The lines become blurred between fact and fiction when a writer finds herself and her husband as prime suspects in a case that strongly resembles the novel she is currently writing. I really enjoyed how the lines were so blurred that I would sometimes become confused whose story I was reading-it was a really effective technique given the main plot. There were also some good twists and turns that had me really surprised.

Lie to Me by J.T. Ellison

This book started out strong, with a note left by a wife to her husband, suggesting she just needs to get away for a few days. But there are secrets under the surface of what seemed like a perfect marriage, that slowly leak out. I really enjoyed the twists and turns that left me really surprised. But I felt the book felt a little too long, and the ending felt too pat and not in keeping with everything we had learned about the characters.

Behind Closed Doors by B.A. Paris

I'm so glad I finally read this book I had heard everyone raving about. It definitely lived up to the hype for me. It's the story about a seemingly perfect marriage, with a slow build that is so creepy it made my skin crawl. The use of flashbacks is so effective in building suspense. There are so many authors trying to make this exact plot work, and Paris is definitely at the top of the list for authors who know how to work this story line the right way.

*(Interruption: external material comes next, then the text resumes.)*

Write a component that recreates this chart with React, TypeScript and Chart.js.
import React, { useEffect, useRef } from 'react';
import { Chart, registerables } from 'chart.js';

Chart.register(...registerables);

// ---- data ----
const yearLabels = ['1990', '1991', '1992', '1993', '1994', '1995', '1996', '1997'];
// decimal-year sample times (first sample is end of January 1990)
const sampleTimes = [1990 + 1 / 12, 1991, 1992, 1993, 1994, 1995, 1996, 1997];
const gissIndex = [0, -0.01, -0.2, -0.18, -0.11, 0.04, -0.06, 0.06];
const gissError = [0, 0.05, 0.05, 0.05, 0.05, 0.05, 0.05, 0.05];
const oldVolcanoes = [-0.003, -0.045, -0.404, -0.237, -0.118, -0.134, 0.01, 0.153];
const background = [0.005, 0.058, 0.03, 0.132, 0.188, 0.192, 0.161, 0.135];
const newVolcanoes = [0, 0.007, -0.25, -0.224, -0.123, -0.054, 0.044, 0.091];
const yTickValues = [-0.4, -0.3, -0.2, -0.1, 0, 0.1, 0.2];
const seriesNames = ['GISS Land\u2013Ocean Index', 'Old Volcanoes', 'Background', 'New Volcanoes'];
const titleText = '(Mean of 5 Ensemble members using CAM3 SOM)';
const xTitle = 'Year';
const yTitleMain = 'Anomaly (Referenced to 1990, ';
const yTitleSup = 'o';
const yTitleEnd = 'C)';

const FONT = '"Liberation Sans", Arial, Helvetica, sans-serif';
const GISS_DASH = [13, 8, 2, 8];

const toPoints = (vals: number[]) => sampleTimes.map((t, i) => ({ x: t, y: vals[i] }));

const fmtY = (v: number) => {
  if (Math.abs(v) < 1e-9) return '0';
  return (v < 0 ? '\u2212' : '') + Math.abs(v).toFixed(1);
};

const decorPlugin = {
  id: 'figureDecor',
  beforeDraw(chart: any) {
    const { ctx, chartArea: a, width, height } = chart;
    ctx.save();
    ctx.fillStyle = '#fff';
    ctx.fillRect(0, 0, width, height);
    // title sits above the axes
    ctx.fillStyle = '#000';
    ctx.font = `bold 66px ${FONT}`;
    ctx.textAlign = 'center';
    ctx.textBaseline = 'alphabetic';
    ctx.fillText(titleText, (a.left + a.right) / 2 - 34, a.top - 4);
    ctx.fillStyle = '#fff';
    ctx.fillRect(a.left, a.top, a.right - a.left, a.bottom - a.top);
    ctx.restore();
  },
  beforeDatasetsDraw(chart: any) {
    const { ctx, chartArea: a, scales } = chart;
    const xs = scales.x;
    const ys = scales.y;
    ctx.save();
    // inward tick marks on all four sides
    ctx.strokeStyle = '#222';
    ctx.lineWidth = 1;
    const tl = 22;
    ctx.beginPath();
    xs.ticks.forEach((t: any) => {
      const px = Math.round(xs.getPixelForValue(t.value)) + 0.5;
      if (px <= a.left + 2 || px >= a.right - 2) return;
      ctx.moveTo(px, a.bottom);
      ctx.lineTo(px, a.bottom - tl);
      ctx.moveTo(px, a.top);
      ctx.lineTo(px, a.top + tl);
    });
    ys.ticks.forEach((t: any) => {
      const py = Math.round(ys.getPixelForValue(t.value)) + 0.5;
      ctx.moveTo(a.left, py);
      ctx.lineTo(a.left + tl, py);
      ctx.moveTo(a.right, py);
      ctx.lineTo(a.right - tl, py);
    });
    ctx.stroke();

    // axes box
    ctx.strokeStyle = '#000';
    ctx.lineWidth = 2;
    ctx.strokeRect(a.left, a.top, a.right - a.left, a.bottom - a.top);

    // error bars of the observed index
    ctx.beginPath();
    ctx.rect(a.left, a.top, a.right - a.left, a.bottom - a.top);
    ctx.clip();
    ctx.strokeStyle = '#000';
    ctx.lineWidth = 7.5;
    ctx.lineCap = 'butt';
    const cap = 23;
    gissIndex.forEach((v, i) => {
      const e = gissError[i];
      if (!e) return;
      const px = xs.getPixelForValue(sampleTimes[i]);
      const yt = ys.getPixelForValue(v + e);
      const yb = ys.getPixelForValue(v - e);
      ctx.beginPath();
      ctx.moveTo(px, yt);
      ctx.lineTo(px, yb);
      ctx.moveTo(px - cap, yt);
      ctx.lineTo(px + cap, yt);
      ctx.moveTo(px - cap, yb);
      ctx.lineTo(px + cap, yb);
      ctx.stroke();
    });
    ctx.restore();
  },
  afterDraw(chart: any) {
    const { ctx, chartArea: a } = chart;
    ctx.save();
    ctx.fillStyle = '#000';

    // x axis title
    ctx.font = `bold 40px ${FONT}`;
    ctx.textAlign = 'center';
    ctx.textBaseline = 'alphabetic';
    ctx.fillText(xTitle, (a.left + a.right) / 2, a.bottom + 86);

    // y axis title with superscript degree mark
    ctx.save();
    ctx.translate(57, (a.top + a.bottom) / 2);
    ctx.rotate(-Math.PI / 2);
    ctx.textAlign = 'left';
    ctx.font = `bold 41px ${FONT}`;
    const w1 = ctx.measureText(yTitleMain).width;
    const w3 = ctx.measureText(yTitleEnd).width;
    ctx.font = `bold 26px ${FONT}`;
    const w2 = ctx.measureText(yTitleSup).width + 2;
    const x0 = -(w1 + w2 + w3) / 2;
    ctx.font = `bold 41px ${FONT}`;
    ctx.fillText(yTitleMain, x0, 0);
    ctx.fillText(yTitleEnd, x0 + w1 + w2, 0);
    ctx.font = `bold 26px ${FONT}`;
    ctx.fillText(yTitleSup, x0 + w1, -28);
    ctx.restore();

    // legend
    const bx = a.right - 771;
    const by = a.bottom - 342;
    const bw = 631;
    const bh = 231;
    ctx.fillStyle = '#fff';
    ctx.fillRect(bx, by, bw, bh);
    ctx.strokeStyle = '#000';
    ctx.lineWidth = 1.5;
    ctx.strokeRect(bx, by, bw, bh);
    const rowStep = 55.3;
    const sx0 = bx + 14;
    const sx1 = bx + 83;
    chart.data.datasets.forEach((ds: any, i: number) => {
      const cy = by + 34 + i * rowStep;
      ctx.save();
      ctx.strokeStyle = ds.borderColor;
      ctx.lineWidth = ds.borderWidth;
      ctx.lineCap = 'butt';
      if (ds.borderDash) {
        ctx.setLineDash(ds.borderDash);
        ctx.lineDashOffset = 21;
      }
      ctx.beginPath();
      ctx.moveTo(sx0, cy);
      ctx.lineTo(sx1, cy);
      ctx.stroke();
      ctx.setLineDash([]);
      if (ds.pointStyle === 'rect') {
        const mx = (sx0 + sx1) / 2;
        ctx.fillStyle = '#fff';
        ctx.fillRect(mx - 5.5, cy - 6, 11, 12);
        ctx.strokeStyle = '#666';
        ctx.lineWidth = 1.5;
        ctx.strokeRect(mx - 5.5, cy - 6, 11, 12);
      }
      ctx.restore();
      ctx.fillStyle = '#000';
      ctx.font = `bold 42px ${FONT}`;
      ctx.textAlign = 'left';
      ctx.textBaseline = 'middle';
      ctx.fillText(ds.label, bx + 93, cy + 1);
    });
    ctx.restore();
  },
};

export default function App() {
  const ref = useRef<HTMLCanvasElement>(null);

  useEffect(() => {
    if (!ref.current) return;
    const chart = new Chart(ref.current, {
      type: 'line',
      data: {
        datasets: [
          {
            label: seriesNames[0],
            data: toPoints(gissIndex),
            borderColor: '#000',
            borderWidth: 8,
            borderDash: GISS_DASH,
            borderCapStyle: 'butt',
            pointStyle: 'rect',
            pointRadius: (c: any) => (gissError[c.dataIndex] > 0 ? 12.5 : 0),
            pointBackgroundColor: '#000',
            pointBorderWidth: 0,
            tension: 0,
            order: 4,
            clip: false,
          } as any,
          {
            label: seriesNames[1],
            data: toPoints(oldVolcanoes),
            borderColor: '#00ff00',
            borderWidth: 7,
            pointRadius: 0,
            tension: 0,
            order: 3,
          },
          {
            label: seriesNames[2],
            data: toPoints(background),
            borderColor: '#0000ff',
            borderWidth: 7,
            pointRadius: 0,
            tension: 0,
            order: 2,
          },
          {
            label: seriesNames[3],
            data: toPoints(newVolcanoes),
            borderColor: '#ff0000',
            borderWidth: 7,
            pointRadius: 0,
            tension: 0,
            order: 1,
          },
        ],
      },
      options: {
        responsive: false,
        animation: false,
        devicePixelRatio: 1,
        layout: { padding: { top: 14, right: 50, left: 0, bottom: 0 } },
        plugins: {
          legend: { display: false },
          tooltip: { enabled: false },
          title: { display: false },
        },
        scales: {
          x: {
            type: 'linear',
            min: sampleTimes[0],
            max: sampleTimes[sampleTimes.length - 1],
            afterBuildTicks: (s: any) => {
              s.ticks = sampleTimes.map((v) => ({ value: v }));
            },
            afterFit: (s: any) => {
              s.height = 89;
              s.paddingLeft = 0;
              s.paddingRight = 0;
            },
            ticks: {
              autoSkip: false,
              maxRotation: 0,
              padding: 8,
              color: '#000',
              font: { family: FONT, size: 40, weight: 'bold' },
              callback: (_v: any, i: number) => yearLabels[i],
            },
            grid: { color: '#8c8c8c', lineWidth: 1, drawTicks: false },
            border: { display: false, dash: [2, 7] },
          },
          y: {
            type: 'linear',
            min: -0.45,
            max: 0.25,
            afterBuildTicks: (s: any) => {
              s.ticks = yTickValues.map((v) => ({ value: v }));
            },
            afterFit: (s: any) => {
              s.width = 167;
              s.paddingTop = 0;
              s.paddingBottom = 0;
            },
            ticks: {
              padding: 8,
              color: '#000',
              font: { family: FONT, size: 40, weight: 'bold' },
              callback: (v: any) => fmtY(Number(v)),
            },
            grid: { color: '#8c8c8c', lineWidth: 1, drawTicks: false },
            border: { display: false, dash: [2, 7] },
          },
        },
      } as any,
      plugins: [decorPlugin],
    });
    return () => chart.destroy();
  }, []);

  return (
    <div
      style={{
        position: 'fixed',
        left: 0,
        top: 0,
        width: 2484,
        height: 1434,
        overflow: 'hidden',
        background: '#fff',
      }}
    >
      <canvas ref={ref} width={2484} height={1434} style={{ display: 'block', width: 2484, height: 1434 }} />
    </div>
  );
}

Soulmates by Jessica Grose

This book was centered around a clever idea, a woman who sees in the newspaper one day that her husband, who left her to join a mysterious spiritual retreat, has died in a possible murder suicide. She has always struggled to let his memory go, and now she feels the compulsion to find out just what happened to him, and to understand just who he was and what their relationship truly meant. But the ending kind of drove me crazy. I see where Grose was going with it, but it just didn't seem to fit, at least to me.

What have you been reading recently?